BRIEF> From the entries below, reproduce exactly the lines from the one with "Output the Python" through the one with "plt.rcParams['mathtext.bf'] = 'Liberation", both included, without images.

DATA SHOWN>

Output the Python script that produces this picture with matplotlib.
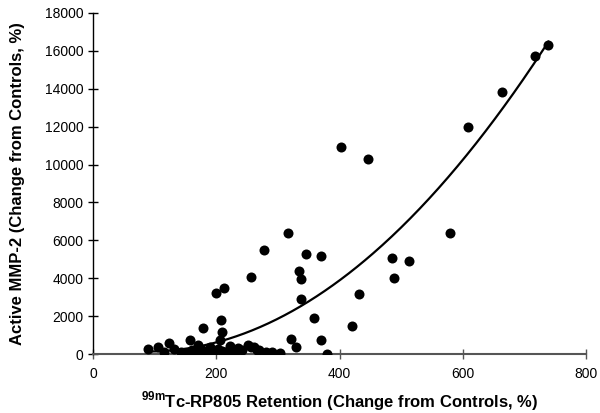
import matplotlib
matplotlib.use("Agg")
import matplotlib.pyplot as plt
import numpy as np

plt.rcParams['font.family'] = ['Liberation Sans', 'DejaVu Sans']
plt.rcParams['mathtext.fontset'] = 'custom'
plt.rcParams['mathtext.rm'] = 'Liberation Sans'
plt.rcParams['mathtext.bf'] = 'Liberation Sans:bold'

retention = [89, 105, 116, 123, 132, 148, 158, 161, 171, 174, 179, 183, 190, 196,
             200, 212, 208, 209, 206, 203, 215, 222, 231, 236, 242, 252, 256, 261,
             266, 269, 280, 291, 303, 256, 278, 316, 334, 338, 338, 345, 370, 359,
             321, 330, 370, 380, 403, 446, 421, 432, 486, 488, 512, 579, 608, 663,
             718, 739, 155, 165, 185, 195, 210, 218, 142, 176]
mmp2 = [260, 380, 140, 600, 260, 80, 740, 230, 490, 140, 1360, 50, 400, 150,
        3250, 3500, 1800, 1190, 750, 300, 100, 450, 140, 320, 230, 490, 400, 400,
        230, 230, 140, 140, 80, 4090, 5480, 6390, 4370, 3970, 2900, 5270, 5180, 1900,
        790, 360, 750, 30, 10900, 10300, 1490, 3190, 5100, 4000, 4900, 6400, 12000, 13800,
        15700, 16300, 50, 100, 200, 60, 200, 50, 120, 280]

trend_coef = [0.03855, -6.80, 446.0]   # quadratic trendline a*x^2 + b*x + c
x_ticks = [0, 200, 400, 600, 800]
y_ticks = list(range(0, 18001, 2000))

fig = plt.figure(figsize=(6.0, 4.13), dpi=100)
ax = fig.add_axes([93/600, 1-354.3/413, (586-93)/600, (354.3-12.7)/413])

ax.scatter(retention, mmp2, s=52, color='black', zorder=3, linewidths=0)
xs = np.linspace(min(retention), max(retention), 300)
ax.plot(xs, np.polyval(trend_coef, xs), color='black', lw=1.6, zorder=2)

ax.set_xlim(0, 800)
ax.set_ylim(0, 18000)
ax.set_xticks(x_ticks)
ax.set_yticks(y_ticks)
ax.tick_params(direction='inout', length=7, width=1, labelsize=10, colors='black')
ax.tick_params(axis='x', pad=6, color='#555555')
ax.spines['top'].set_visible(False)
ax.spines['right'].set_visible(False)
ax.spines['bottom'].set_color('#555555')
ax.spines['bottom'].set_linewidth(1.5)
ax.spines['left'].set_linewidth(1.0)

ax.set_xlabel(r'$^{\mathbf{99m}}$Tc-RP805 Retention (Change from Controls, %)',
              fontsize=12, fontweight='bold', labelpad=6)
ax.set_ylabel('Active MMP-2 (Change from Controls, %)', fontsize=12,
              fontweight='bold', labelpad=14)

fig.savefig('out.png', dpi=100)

--

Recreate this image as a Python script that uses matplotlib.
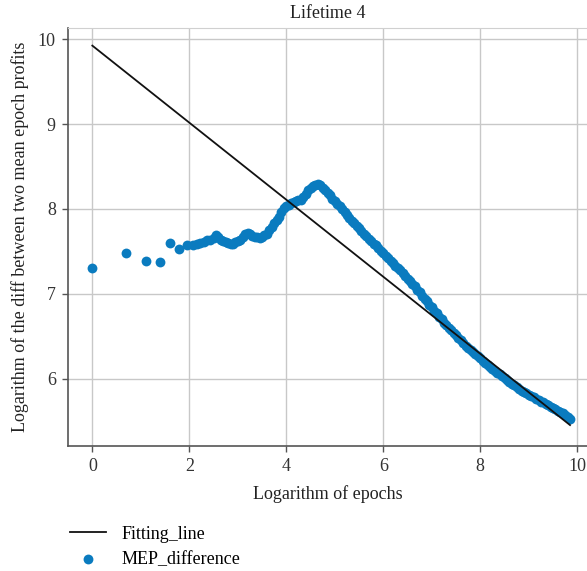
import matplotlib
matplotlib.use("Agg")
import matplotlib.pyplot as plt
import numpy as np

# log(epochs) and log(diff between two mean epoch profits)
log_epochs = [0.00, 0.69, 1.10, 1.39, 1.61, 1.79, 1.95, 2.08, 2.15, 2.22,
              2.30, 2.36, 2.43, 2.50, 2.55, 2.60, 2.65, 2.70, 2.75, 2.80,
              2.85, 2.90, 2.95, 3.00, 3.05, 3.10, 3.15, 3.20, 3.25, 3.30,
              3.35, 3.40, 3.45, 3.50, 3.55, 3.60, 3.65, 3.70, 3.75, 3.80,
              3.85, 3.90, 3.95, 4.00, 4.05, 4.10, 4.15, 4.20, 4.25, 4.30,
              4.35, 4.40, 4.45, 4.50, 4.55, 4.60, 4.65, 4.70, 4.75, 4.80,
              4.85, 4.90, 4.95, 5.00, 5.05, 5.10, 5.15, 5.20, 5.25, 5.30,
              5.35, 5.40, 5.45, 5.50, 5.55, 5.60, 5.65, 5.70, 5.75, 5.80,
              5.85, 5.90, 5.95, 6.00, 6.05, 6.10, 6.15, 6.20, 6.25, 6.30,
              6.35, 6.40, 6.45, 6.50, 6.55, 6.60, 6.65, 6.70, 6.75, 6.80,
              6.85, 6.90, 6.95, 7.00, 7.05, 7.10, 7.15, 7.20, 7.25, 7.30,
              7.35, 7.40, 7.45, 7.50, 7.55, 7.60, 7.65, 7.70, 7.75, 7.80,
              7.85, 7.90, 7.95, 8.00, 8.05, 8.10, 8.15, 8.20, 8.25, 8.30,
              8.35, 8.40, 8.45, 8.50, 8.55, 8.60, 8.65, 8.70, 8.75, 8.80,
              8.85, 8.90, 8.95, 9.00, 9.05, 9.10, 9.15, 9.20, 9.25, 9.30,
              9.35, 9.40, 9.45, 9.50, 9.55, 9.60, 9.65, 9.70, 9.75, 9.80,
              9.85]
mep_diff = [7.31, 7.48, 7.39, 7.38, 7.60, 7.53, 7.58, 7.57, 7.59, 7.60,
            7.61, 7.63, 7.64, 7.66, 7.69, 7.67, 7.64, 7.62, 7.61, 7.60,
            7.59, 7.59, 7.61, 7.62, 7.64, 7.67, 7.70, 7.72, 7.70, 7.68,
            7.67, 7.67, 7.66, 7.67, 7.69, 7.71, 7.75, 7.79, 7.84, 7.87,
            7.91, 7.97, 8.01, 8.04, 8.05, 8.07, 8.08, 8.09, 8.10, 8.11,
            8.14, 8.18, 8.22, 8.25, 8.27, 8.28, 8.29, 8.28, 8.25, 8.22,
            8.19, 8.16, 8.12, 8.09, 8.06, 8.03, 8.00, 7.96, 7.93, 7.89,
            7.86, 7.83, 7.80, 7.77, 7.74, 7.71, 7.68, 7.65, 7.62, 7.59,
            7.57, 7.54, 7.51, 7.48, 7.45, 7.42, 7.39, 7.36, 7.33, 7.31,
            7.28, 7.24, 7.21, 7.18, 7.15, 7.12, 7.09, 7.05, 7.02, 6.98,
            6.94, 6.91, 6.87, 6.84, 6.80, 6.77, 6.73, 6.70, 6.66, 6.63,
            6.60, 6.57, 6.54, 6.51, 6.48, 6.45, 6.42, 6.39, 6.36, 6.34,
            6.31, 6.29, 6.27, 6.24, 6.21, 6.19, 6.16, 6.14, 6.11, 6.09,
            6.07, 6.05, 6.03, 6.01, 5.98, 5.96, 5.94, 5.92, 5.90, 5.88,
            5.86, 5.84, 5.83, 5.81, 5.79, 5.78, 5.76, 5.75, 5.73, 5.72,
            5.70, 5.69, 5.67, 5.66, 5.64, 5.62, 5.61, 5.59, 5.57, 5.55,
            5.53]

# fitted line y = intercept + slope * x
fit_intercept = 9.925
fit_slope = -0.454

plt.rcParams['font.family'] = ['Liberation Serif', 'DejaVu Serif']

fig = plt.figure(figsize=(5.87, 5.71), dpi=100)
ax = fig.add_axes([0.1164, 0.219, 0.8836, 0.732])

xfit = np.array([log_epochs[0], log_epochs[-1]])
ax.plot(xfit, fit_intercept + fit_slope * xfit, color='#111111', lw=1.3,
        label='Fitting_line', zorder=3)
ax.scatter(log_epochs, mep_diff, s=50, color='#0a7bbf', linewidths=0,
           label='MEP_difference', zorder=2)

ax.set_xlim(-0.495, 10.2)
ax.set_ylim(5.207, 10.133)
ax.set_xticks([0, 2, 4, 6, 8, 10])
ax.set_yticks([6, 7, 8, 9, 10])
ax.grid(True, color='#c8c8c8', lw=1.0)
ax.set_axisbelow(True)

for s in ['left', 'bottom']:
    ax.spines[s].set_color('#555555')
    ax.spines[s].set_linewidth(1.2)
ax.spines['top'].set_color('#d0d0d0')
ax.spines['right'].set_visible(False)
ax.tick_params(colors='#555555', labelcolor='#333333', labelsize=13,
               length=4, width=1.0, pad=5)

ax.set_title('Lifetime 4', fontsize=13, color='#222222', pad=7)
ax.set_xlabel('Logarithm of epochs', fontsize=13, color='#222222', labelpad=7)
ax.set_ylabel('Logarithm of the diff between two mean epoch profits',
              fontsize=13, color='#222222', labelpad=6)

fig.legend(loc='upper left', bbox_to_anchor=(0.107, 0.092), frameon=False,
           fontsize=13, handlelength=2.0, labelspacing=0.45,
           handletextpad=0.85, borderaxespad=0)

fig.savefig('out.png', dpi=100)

TASK RESPONSE>
Output the Python script that produces this picture with matplotlib.
import matplotlib
matplotlib.use("Agg")
import matplotlib.pyplot as plt
import numpy as np

plt.rcParams['font.family'] = ['Liberation Sans', 'DejaVu Sans']
plt.rcParams['mathtext.fontset'] = 'custom'
plt.rcParams['mathtext.rm'] = 'Liberation Sans'
plt.rcParams['mathtext.bf'] = 'Liberation Sans:bold'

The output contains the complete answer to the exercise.